In His Own Words: Wil Dixon Studies Conservation Issues in Nicaragua

    In the summer of 2012 I was presented with the incredible opportunity to travel to Nicaragua in Central America for an entire month as part of an exchange program. I really wanted to experience a foreign country and improve my Spanish speaking skills. The program I attended was focused on forming new perspectives and broadening ones cultural horizons while improving Spanish speaking abilities at the same time.
    I met the group of 25 students from around the country in Miami International Airport and everyone became instant friends. We were all really nervous and excited for the month ahead of us. When we arrived in Managua, Nicaragua’s capital city we were immediately hit by the intense heat. We spent the night in a hotel and then traveled to Granada, the city we would be living in, the next day. 
    When our group arrived in Granada we were welcomed by students from one of the local high schools. The students preformed a traditional dance, and after we were assigned our host families. I met my host mother and she took me to the house I would be staying at during the next four weeks. The house was located three blocks from the central square of the city and was really easy to get to. The house was nothing like houses in the U.S. The house had one floor with a big first room with a TV and computer. The next room was small and it was the dining room and kitchen which were both very simple. My room was located off of the dining room with a shower adjacent. 
    Every day our group would go to school at a local Nicaraguan high school.

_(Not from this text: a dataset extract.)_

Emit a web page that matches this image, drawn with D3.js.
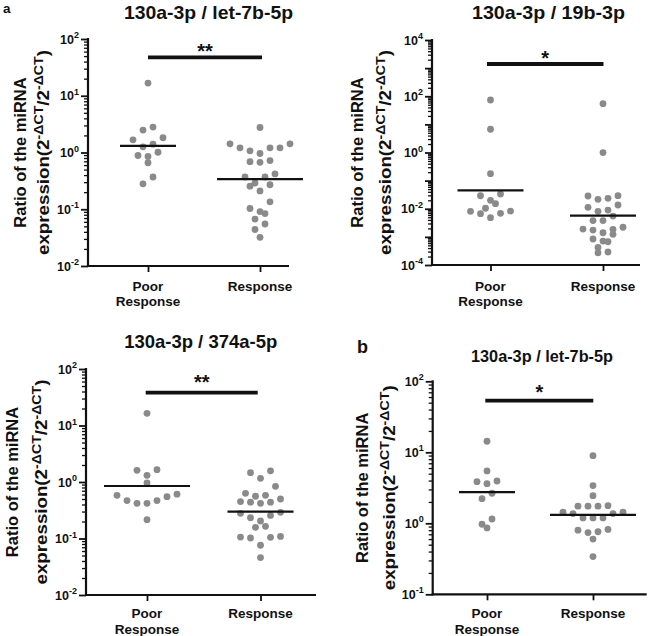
<!DOCTYPE html>
<html><head><meta charset="utf-8">
<script src="https://cdn.jsdelivr.net/npm/d3@7"></script>
<style>
body{margin:0;background:#fff}
svg{display:block}
text{font-family:"Liberation Sans",Arial,sans-serif;font-weight:bold;fill:#111}
</style>
</head><body>
<svg id="chart" width="661" height="636"></svg>
<script>
// ---------------- data ----------------
const panelTitles = ["130a-3p / let-7b-5p", "130a-3p / 19b-3p", "130a-3p / 374a-5p", "130a-3p / let-7b-5p"];
const panelLetters = ["a", "", "", "b"];
const categories = ["Poor Response", "Response"];
const categoryLines = [["Poor", "Response"], ["Response"]];
const yLabelLine1 = "Ratio of the miRNA";
const significance = ["**", "*", "**", "*"];
const yTickExponents = [[-2, -1, 0, 1, 2], [-4, -2, 0, 2, 4], [-2, -1, 0, 1, 2], [-1, 0, 1, 2]];

const p1Poor = [16.7, 2.8, 2.48, 1.82, 1.67, 1.40, 1.26, 1.01, 0.885, 0.85, 0.66, 0.37, 0.28];
const p1Resp = [2.76, 1.42, 1.42, 1.21, 1.21, 1.21, 1.07, 0.96, 0.72, 0.69, 0.67, 0.42, 0.37, 0.37,
                0.29, 0.27, 0.255, 0.21, 0.135, 0.103, 0.091, 0.084, 0.067, 0.055, 0.044, 0.032];
const p2Poor = [73.6, 6.7, 0.177, 0.0334, 0.029, 0.0199, 0.0152, 0.0104, 0.0083, 0.0081, 0.0069, 0.0067, 0.0048];
const p2Resp = [54.5, 0.99, 0.0292, 0.0284, 0.0234, 0.0216, 0.0136, 0.0112, 0.0090, 0.0081, 0.0055, 0.0038,
                0.0038, 0.0022, 0.0019, 0.00185, 0.00175, 0.0014, 0.00123, 0.00084, 0.00071, 0.00067,
                0.00042, 0.00029, 0.00027];
const p3Poor = [16.4, 1.65, 1.61, 1.31, 0.96, 0.61, 0.58, 0.55, 0.47, 0.47, 0.42, 0.42, 0.215];
const p3Resp = [1.58, 1.46, 1.16, 0.84, 0.63, 0.58, 0.56, 0.50, 0.45, 0.44, 0.44, 0.42, 0.29, 0.279,
                0.256, 0.233, 0.204, 0.164, 0.158, 0.109, 0.106, 0.105, 0.102, 0.076, 0.046];
const p4Poor = [14.3, 5.46, 3.94, 3.86, 3.62, 2.65, 2.22, 1.15, 0.97, 0.86];
const p4Resp = [8.97, 3.40, 2.45, 1.77, 1.74, 1.74, 1.74, 1.43, 1.43, 1.37, 1.37, 1.19, 1.19, 1.19,
                0.82, 0.80, 0.76, 0.74, 0.60, 0.34];
const panelSeries = [[p1Poor, p1Resp], [p2Poor, p2Resp], [p3Poor, p3Resp], [p4Poor, p4Resp]];
const medians = [[1.31, 0.34], [0.045, 0.0057], [0.85, 0.30], [2.74, 1.31]];

// ---------------- layout ----------------
const layouts = [
  {ax: 88, top: 39, bot: 266, right: 289, cx: [148, 260], tx: 208.5, ty: 18.5, tfs: 18.5, tw: 169,
   sigY: 57.3, sigX: [148, 262], starY: 57.5, lab: [26, 49], xl: 290.7, letter: [3, 12.5, 13.5], binH: 10},
  {ax: 432, top: 40, bot: 265, right: 640, cx: [490.5, 603], tx: 548.5, ty: 19, tfs: 18.5, tw: 153,
   sigY: 64, sigX: [487, 603.5], starY: 64.5, lab: [363, 391], xl: 290.7, binH: 7},
  {ax: 86, top: 369, bot: 595, right: 316, cx: [147, 260.5], tx: 200.7, ty: 348, tfs: 18.5, tw: 153,
   sigY: 392.7, sigX: [145.7, 257.7], starY: 388.5, lab: [18, 47], xl: 618.3, binH: 10},
  {ax: 432.7, top: 381.3, bot: 594.3, right: 646.7, cx: [487, 593], tx: 542, ty: 362, tfs: 16.5, tw: 142,
   sigY: 400.7, sigX: [485.3, 593.3], starY: 398.5, lab: [368, 395], xl: 618.3, letter: [357, 353, 18], binH: 6.5}
];
const DOT = "#8a8a8a";
const R = 3.4, SPACING = 10;

const svg = d3.select("#chart");

function swarm(vals, y, cx, binH) {
  const pts = vals.map(v => ({v, y: y(v)})).sort((a, b) => a.y - b.y);
  const bins = [];
  let cur = null;
  for (const p of pts) {
    if (!cur || p.y - cur.y0 >= binH) { cur = {y0: p.y, pts: []}; bins.push(cur); }
    cur.pts.push(p);
  }
  for (const b of bins) {
    const n = b.pts.length;
    const slots = d3.range(n).map(i => (i - (n - 1) / 2) * SPACING);
    slots.sort((a, c) => Math.abs(a) - Math.abs(c) || a - c);
    b.pts.slice().sort((a, c) => a.v - c.v).forEach((p, i) => p.x = cx + slots[i]);
  }
  return pts;
}

layouts.forEach((L, pi) => {
  const g = svg.append("g");
  const exps = yTickExponents[pi];
  const e0 = d3.min(exps), e1 = d3.max(exps);
  const y = d3.scaleLog().domain([Math.pow(10, e0), Math.pow(10, e1)]).range([L.bot, L.top]);
  const x = d3.scalePoint().domain(categories).range(L.cx).padding(0);

  // minor & major ticks
  const majors = d3.range(e0, e1 + 1).map(e => Math.pow(10, e));
  const minors = [];
  d3.range(e0, e1).forEach(e => { for (let k = 2; k <= 9; k++) minors.push(k * Math.pow(10, e)); });
  g.append("g").attr("transform", `translate(${L.ax},0)`)
    .call(d3.axisLeft(y).tickValues(minors).tickSize(4).tickSizeOuter(0).tickFormat(""))
    .call(s => s.select(".domain").remove())
    .selectAll("line").attr("stroke", "#111").attr("stroke-width", 1.3);
  g.append("g").attr("transform", `translate(${L.ax},0)`)
    .call(d3.axisLeft(y).tickValues(majors).tickSize(7).tickSizeOuter(0).tickFormat(""))
    .call(s => s.select(".domain").remove())
    .selectAll("line").attr("stroke", "#111").attr("stroke-width", 1.8);
  g.append("line").attr("x1", L.ax).attr("x2", L.ax).attr("y1", L.top - 1).attr("y2", L.bot + 1)
    .attr("stroke", "#111").attr("stroke-width", 2.2);
  // y tick labels
  exps.forEach(e => {
    const t = g.append("text").attr("x", L.ax - 9).attr("y", y(Math.pow(10, e)) + 4.6)
      .attr("text-anchor", "end").style("font-size", "12.5px");
    t.append("tspan").text("10");
    t.append("tspan").attr("dy", -5.5).style("font-size", "9px").text(String(e));
  });

  // x axis
  g.append("g").attr("transform", `translate(0,${L.bot})`)
    .call(d3.axisBottom(x).tickSize(6).tickSizeOuter(0).tickFormat(""))
    .call(s => s.select(".domain").remove())
    .selectAll("line").attr("stroke", "#111").attr("stroke-width", 1.8);
  g.append("line").attr("x1", L.ax - 1).attr("x2", L.right).attr("y1", L.bot).attr("y2", L.bot)
    .attr("stroke", "#111").attr("stroke-width", 2.2);
  categories.forEach((c, ci) => {
    categoryLines[ci].forEach((ln, li) => {
      g.append("text").attr("x", x(c)).attr("y", L.xl + li * 15.5).attr("text-anchor", "middle")
        .style("font-size", "13.5px").text(ln);
    });
  });

  // dots and medians
  panelSeries[pi].forEach((vals, ci) => {
    const cx = x(categories[ci]);
    const pts = swarm(vals, y, cx, L.binH);
    g.append("g").selectAll("circle").data(pts).join("circle")
      .attr("cx", d => d.x).attr("cy", d => d.y).attr("r", R).attr("fill", DOT);
    const half = Math.max(28, d3.max(pts, d => Math.abs(d.x - cx)) + 13);
    g.append("line").attr("x1", cx - half).attr("x2", cx + half)
      .attr("y1", y(medians[pi][ci])).attr("y2", y(medians[pi][ci]))
      .attr("stroke", "#111").attr("stroke-width", 2.2);
  });

  // significance
  g.append("line").attr("x1", L.sigX[0]).attr("x2", L.sigX[1]).attr("y1", L.sigY).attr("y2", L.sigY)
    .attr("stroke", "#111").attr("stroke-width", 3.8);
  g.append("text").attr("x", (L.sigX[0] + L.sigX[1]) / 2).attr("y", L.starY)
    .attr("text-anchor", "middle").style("font-size", "20px").text(significance[pi]);

  // title
  g.append("text").attr("x", L.tx).attr("y", L.ty).attr("text-anchor", "middle")
    .attr("textLength", L.tw).attr("lengthAdjust", "spacingAndGlyphs")
    .style("font-size", L.tfs + "px").text(panelTitles[pi]);
  if (panelLetters[pi]) {
    g.append("text").attr("x", L.letter[0]).attr("y", L.letter[1])
      .style("font-size", L.letter[2] + "px").text(panelLetters[pi]);
  }

  // y label
  const cy = (L.top + L.bot) / 2;
  g.append("text").attr("transform", `translate(${L.lab[0]},${cy}) rotate(-90)`)
    .attr("text-anchor", "middle").style("font-size", "16.5px").text(yLabelLine1);
  const t2 = g.append("text").attr("transform", `translate(${L.lab[1]},${cy}) rotate(-90)`)
    .attr("text-anchor", "middle").attr("textLength", 205).attr("lengthAdjust", "spacingAndGlyphs")
    .style("font-size", "16.5px");
  t2.append("tspan").text("expression(2");
  t2.append("tspan").attr("dy", -6.5).style("font-size", "12.5px").text("-\u0394CT");
  t2.append("tspan").attr("dy", 6.5).text("/2");
  t2.append("tspan").attr("dy", -6.5).style("font-size", "12.5px").text("-\u0394CT");
  t2.append("tspan").attr("dy", 6.5).text(")");
});
</script>
</body></html>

We would only attend class for two hours a day and we would just go to Spanish class. We would be in school from 8 to 10:00 am. From 10 to 12 o’ clock we would explore Granada with our group. We got to visit cool places in the city like cathedrals, bakeries, chocolate shops, restaurants, monuments, and one day we even got to make our own cigars! It was a really cool way to experience the city.
    The hardest yet most rewarding part of the trip was the community service. In the afternoon after lunch, our group met up again and split up into community service groups. Before leaving for Nicaragua we signed up for a job we would want to do for the month. I signed up for an English teacher. Along with a boy in my group I was charged with the task of teaching an English class to third graders at an elementary school. Teaching English to the class was the hardest part of the trip. I had to write my own lesson plans and teach English words in Spanish. I thought the kids words that they would be able to use. For example, I taught the words for animals, numbers, objects, locations, and things in nature. It was really special and rewarding. I made a huge connection with the class and every day they would mob me with hugs when it was time for me to leave.
    A major problem Nicaragua is having is the pollution. While Nicaraguans have a sewer system, they lack garbage pickup in most places so trash is thrown into the streets or dumped in the lake. Many areas of Nicaragua are very heavily polluted and it is unsafe to swim in Lake Nicaragua. Dispute this pollution we were able to see some pristine natural environments. We hiked a volcano, kayaked in the lake, trekked through the jungle, and swam in a mountain lagoon. Nicaragua’s natural world is really beautiful and it was an amazing experience throughout the whole summer.